A few years back I decided to take
all the old bottom paint off my 1983 Cape Dory 27. It consisted of numerous layers of hard epoxy
anti-fouling and I had the impression that this job had never been tackled
before.
I had a shoulder injury at the time,
but I hauled her out and started removing the old paint in small sections,
about 5 feet by 2 feet every day. I used
a chemical stripper and a hand scraper. It took me several weeks of hard labor
to get down to the gel coat all over.
Then I washed the whole hull down
carefully and applied Interlux’s Interprotect barrier coat system, following
the instructions to the letter. I did
alternate coats of white and grey epoxy and then I painted the bottom with two
coats of Interlux Ultra antifouling.
It all looked very splendid and I
was pleased that I had taken the extra trouble to put on a barrier coat, having
taken all the old paint off anyway.
But two years later, when I had the
boat hauled out for repainting, the bottom was covered with hundreds of small
blisters under the barrier coat. I could
have cried. A marine surveyor who looked at it for me just laughed. It wasn’t a structural problem, he said, just
cosmetic. He advised me to sand right
down to gel coat again.
“What made you apply a barrier coat?”
he asked.
“I just thought it was a good
idea. Having done all the hard work to
get the old paint off, it seemed like an ideal opportunity to protect against
blisters.”
“Did you have any blisters before?”
he asked.
“No,” I said.
“So she has spent more than 20 years
in the water without forming any blisters,” he pointed out. “What made you think she would suddenly get
blisters now?”
“Advertising,” I said. “The adverts say it’s a good idea.”

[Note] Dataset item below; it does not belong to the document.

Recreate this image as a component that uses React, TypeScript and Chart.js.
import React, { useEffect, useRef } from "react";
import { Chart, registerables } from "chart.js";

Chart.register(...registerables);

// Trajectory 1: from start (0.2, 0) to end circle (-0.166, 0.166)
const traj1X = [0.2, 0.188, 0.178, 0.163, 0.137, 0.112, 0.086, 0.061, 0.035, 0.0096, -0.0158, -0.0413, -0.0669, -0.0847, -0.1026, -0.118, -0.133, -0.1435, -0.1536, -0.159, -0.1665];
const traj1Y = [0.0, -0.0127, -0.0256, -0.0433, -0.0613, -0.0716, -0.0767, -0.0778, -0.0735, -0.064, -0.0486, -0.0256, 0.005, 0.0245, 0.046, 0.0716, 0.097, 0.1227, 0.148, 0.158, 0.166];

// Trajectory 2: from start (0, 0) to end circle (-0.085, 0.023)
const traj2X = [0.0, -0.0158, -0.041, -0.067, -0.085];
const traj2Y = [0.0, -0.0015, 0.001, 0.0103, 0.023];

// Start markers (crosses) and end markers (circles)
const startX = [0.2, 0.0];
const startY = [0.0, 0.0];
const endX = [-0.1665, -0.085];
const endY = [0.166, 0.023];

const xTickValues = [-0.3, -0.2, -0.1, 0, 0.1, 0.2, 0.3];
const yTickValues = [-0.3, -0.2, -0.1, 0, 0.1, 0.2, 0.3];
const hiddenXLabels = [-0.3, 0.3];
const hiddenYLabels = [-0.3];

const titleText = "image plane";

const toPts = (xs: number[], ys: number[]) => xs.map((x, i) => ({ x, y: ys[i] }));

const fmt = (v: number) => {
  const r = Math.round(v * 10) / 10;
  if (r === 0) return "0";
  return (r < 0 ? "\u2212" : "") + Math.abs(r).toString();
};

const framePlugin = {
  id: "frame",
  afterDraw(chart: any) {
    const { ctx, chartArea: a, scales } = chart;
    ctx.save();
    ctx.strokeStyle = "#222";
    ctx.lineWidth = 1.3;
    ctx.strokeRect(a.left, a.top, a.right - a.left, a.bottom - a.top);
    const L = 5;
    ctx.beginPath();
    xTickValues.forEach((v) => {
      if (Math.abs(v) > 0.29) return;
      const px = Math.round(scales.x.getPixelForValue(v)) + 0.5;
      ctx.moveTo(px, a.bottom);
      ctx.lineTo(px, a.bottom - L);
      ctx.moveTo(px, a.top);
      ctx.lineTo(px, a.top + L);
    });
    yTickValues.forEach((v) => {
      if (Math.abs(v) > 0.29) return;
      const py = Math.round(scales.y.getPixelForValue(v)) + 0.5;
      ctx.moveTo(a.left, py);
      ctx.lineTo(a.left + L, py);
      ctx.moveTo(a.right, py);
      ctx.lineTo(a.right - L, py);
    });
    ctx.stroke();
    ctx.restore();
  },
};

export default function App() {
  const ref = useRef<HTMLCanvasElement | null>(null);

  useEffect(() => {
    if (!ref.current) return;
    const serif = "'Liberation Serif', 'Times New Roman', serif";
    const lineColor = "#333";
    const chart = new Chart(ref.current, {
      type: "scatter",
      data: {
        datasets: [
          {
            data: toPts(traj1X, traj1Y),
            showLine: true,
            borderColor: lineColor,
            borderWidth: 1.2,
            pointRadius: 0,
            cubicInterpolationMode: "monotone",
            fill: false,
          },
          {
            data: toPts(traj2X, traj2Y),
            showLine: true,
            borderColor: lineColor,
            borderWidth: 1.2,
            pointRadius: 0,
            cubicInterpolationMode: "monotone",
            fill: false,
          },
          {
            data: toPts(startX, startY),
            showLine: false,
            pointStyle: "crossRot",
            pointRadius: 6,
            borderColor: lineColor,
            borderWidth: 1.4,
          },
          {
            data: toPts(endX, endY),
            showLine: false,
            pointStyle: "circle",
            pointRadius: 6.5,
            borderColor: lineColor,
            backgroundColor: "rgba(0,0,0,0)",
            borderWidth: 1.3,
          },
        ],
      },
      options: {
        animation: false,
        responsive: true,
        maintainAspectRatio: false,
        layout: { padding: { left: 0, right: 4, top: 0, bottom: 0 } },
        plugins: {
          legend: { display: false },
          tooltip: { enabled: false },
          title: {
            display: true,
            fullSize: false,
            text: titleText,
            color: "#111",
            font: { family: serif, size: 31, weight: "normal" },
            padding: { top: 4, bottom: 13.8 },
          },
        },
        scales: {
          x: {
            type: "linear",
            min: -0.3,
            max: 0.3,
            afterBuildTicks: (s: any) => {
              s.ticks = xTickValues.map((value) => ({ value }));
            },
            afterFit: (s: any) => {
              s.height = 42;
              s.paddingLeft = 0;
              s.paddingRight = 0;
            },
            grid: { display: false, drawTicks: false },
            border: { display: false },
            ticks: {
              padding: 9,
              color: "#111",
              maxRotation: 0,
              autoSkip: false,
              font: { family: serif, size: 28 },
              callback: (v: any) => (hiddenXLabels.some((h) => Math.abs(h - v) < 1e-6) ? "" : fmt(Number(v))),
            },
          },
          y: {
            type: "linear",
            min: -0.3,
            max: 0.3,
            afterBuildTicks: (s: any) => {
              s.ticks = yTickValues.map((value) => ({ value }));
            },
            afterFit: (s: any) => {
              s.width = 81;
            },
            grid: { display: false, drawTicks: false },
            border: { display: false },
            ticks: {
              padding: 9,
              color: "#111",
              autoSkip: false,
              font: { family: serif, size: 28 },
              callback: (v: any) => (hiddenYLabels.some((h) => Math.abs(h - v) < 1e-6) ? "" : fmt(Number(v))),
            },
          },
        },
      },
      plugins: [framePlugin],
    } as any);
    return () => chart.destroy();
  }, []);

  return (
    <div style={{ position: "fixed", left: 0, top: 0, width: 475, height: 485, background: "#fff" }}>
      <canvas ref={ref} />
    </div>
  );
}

After a while, we both had a little
chuckle at that.
The lesson I learned is that the
fiberglass hull must be absolutely dust-dry before you can apply a barrier
coat. I don’t mean just surface
dry. It has to dry out for months. If there’s the slightest suspicion of any
moisture trapped in the fiberglass it will simply form blisters beneath the
barrier coat.
Since then, I have read about many others
experiencing the same problem. “It seems
the marine industry is always trying to sell us something,” said one boat
owner. “For some boats, a properly
applied barrier coat might be beneficial.

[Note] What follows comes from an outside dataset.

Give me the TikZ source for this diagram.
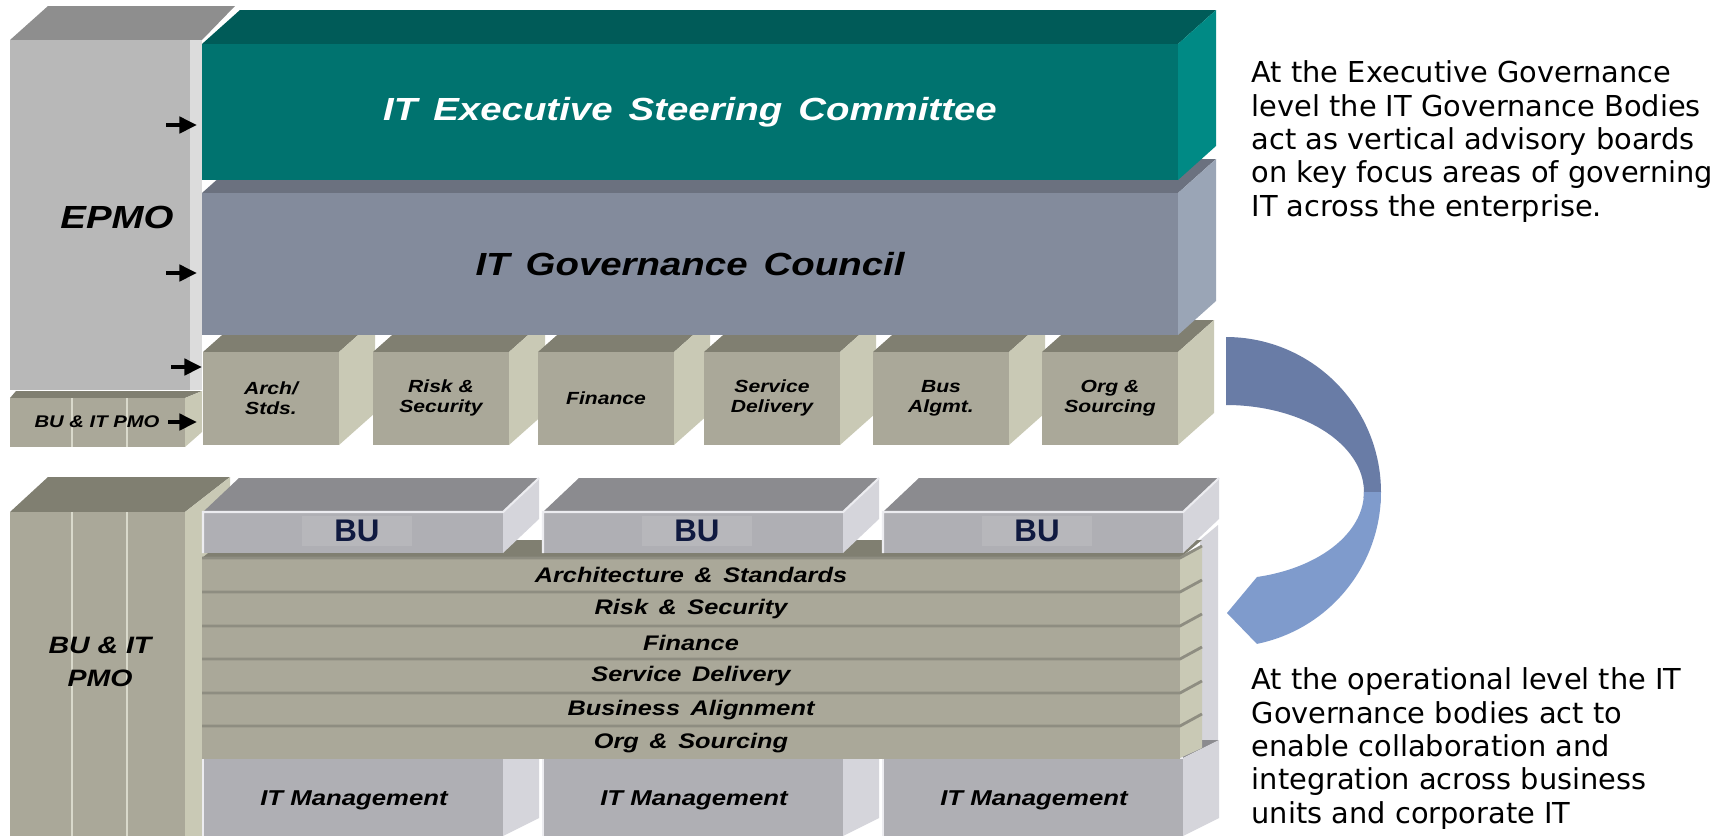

As for the vast majority of boats, I would say if it ain’t broke, don’t
fix it. I never imagined the prevention
I thought I was providing would become the problem.”
I regret to say I know exactly how
he feels.
Today’s
Thought
Any
man may make a mistake; none but a fool will persist in it.
— Cicero, Philippicae
Tailpiece
“Did you buy that new book on schizophrenia?”“Not yet. I’m in two minds about it.”